You Don't Only Look Once: Constructing Spatial-Temporal Memory
for Integrated 3D Object Detection and Tracking

ICCV 2021

Jiaming Sun^1,2, Yiming Xie^1, Siyu Zhang², Linghao Chen¹, Guofeng Zhang¹, Hujun Bao¹, Xiaowei Zhou¹

¹State Key Lab of CAD & CG, Zhejiang University ²SenseTime Research
^* denotes equal contribution

Paper

Code

Supplementary (Coming soon)

Abstract

TL;DR: By leveraging spatial and temporal information, UDOLO jointly detects and tracks 3D objects without looking for object in each frame from scratch.

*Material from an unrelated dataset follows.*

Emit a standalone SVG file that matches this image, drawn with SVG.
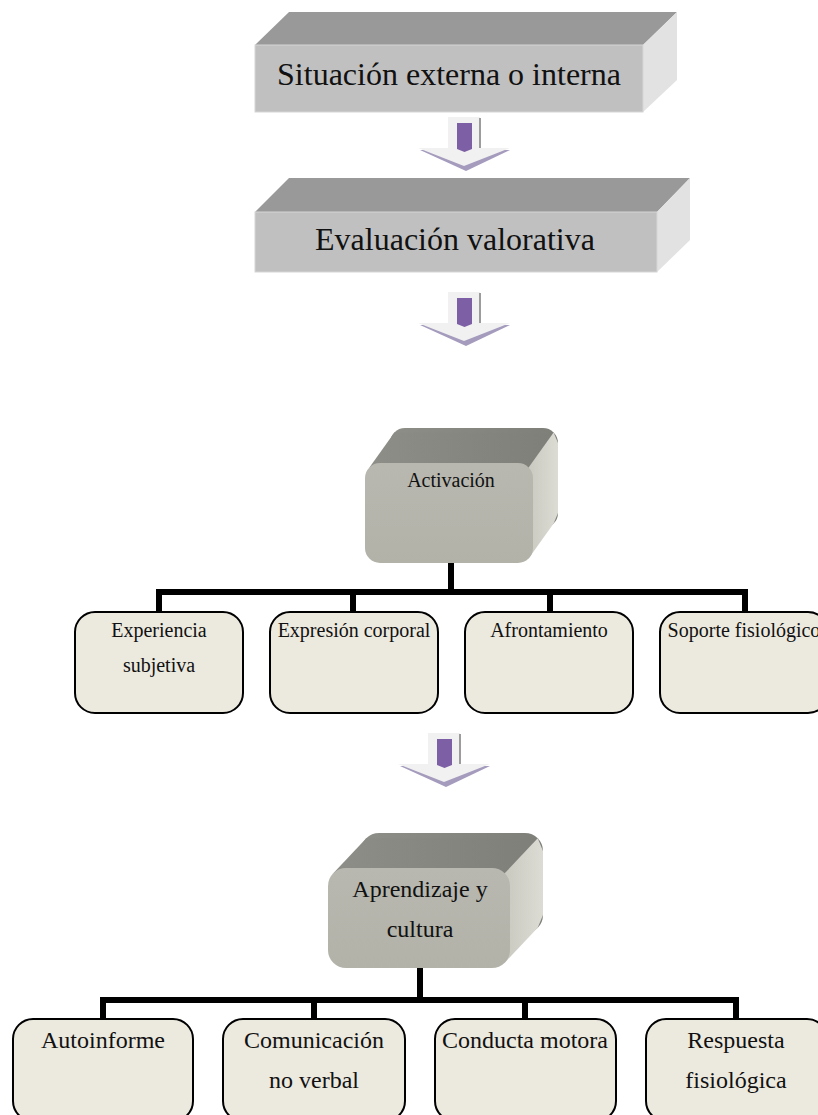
<svg xmlns="http://www.w3.org/2000/svg" width="818" height="1115" viewBox="0 0 818 1115">
  <defs>
    <style>
      text { font-family: "Liberation Serif", "Times New Roman", serif; fill: #111; text-anchor: middle; }
      .t32 { font-size: 32px; }
      .t24 { font-size: 24px; }
      .t20 { font-size: 20px; }
      .slab-top { fill: #999999; }
      .slab-front { fill: #c0c0c0; stroke: #d6d6d6; stroke-width: 1; }
      .slab-side { fill: #e2e2e2; }
      .card { fill: #ece9df; stroke: #000; stroke-width: 2; }
      .wire { fill: none; stroke: #000; stroke-width: 6; }
      .cube-top { fill: url(#cubeTop); }
      .cube-side { fill: url(#cubeSide); }
      .cube-front { fill: url(#cubeFront); }
    </style>
    <linearGradient id="cubeTop" x1="0" y1="0" x2="1" y2="0">
      <stop offset="0" stop-color="#8e8e88"/>
      <stop offset="1" stop-color="#7f7f79"/>
    </linearGradient>
    <linearGradient id="cubeSide" x1="0" y1="0" x2="1" y2="0">
      <stop offset="0" stop-color="#c4c4bb"/>
      <stop offset="1" stop-color="#dcdcd4"/>
    </linearGradient>
    <linearGradient id="cubeFront" x1="0" y1="0" x2="0" y2="1">
      <stop offset="0" stop-color="#b8b8b0"/>
      <stop offset="1" stop-color="#b2b2a9"/>
    </linearGradient>
    <!-- block arrow pointing down, origin at top centre of the shaft -->
    <g id="downArrow">
      <polygon points="-44,33 46,33 2,54" fill="#a59bbd"/>
      <polygon points="-16,0 16,0 16,31 46,31 0,49 -46,31 -16,31" fill="#f1f1f1"/>
      <line x1="16" y1="1" x2="16" y2="31" stroke="#9c9c9c" stroke-width="2"/>
      <polygon points="-7,6 8,6 8,32 0.5,35 -7,32" fill="#7d5fa5"/>
    </g>
  </defs>

  <!-- connectors -->
  <g id="connectors">
    <path class="wire" d="M451,563 V592 M156,592 H748 M159,592 V612 M353,592 V612 M550,592 V612 M745,592 V612"/>
    <path class="wire" d="M420,968 V1000 M100,1000 H739 M103,1000 V1019 M314,1000 V1019 M525,1000 V1019 M736,1000 V1019"/>
  </g>

  <!-- flow arrows -->
  <g id="arrows">
    <use href="#downArrow" transform="translate(464,117)"/>
    <use href="#downArrow" transform="translate(464,292)"/>
    <use href="#downArrow" transform="translate(444,733)"/>
  </g>

  <!-- flat slab blocks -->
  <g id="situacion">
    <polygon class="slab-top" points="255,45 289,12 677,12 643,45"/>
    <polygon class="slab-side" points="643,45 677,12 677,80 643,112"/>
    <rect class="slab-front" x="255" y="45" width="388" height="67"/>
    <text class="t32" x="449" y="85">Situación externa o interna</text>
  </g>

  <g id="evaluacion">
    <polygon class="slab-top" points="255,212 289,178 690,178 657,212"/>
    <polygon class="slab-side" points="657,212 690,178 690,240 657,272"/>
    <rect class="slab-front" x="255" y="212" width="402" height="60"/>
    <text class="t32" x="455" y="250">Evaluación valorativa</text>
  </g>

  <!-- rounded cube blocks -->
  <g id="activacion">
    <rect class="cube-top" x="390" y="428" width="168" height="100" rx="15"/>
    <polygon class="cube-top" points="369.4,467.4 394.4,432.4 553.6,432.4 528.6,467.4"/>
    <polygon class="cube-side" points="528.6,467.4 553.6,432.4 558,443 558,513 553.6,523.6 528.6,558.6 520,520"/>
    <rect class="cube-front" x="365" y="463" width="168" height="100" rx="15"/>
    <text class="t20" x="451" y="487">Activación</text>
  </g>

  <g id="aprendizaje">
    <rect class="cube-top" x="361" y="833" width="182" height="100" rx="18"/>
    <polygon class="cube-top" points="333.3,873.3 366.3,838.3 537.7,838.3 504.7,873.3"/>
    <polygon class="cube-side" points="504.7,873.3 537.7,838.3 543,851 543,915 537.7,927.7 504.7,962.7 495,925"/>
    <rect class="cube-front" x="328" y="868" width="182" height="100" rx="18"/>
    <text class="t24" x="420" y="897">Aprendizaje y</text>
    <text class="t24" x="420" y="937">cultura</text>
  </g>

  <!-- first row of components -->
  <g id="experiencia">
    <rect class="card" x="75" y="612" width="168" height="101" rx="20"/>
    <text class="t20" x="159" y="637">Experiencia</text>
    <text class="t20" x="159" y="672">subjetiva</text>
  </g>
  <g id="expresion">
    <rect class="card" x="270" y="612" width="168" height="101" rx="20"/>
    <text class="t20" x="354" y="637">Expresión corporal</text>
  </g>
  <g id="afrontamiento">
    <rect class="card" x="465" y="612" width="168" height="101" rx="20"/>
    <text class="t20" x="549" y="637">Afrontamiento</text>
  </g>
  <g id="soporte">
    <rect class="card" x="660" y="612" width="168" height="101" rx="20"/>
    <text class="t20" x="744" y="637">Soporte fisiológico</text>
  </g>

  <!-- second row of components -->
  <g id="autoinforme">
    <rect class="card" x="13" y="1019" width="180" height="102" rx="20"/>
    <text class="t24" x="103" y="1048">Autoinforme</text>
  </g>
  <g id="comunicacion">
    <rect class="card" x="223" y="1019" width="182" height="102" rx="20"/>
    <text class="t24" x="314" y="1048">Comunicación</text>
    <text class="t24" x="314" y="1088">no verbal</text>
  </g>
  <g id="conducta">
    <rect class="card" x="435" y="1019" width="181" height="102" rx="20"/>
    <text class="t24" x="525" y="1048">Conducta motora</text>
  </g>
  <g id="respuesta">
    <rect class="card" x="646" y="1019" width="181" height="102" rx="20"/>
    <text class="t24" x="736" y="1048">Respuesta</text>
    <text class="t24" x="736" y="1088">fisiológica</text>
  </g>
</svg>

Humans are able to continuously detect and track surrounding objects by constructing a spatial-temporal memory of the objects when looking around. In contrast, 3D object detectors in existing tracking-by-detection systems often search for objects in every new video frame from scratch, without fully leveraging memory from previous detection results. In this work, we propose a novel system for integrated 3D object detection and tracking, which uses a dynamic object occupancy map and previous object states as spatial-temporal memory to assist object detection in future frames. This memory, together with the ego-motion from back-end odometry, guides the detector to achieve more efficient object proposal generation and more accurate object state estimation. The experiments demonstrate the effectiveness of the proposed system and its performance on the ScanNet and KITTI datasets. Moreover, the proposed system produces stable bounding boxes and pose trajectories over time, while being able to handle occluded and truncated objects.

Pipeline overview

At each time step, the front-end region proposal network OOM-Guided RPN takes the point cloud as input, extracts current-frame object proposals only in the regions that have high object occupancy scores (red points) given by the object occupancy map, as well as the unobserved regions (blue points) where new objects may appear. These proposals are later fused with back-end object future state predictions from the last frame and passed through the second stage of the detector Fusion R-CNN. After association with the tracklet, current front-end predictions are fed into the Kalman Filter to produce the fused object states as the final bounding box prediction. Then the object occupancy map is updated according to the future object states given by the motion prediction module. Solid arrows denote the major data flow. Red arrows denote the feedback mechanism design.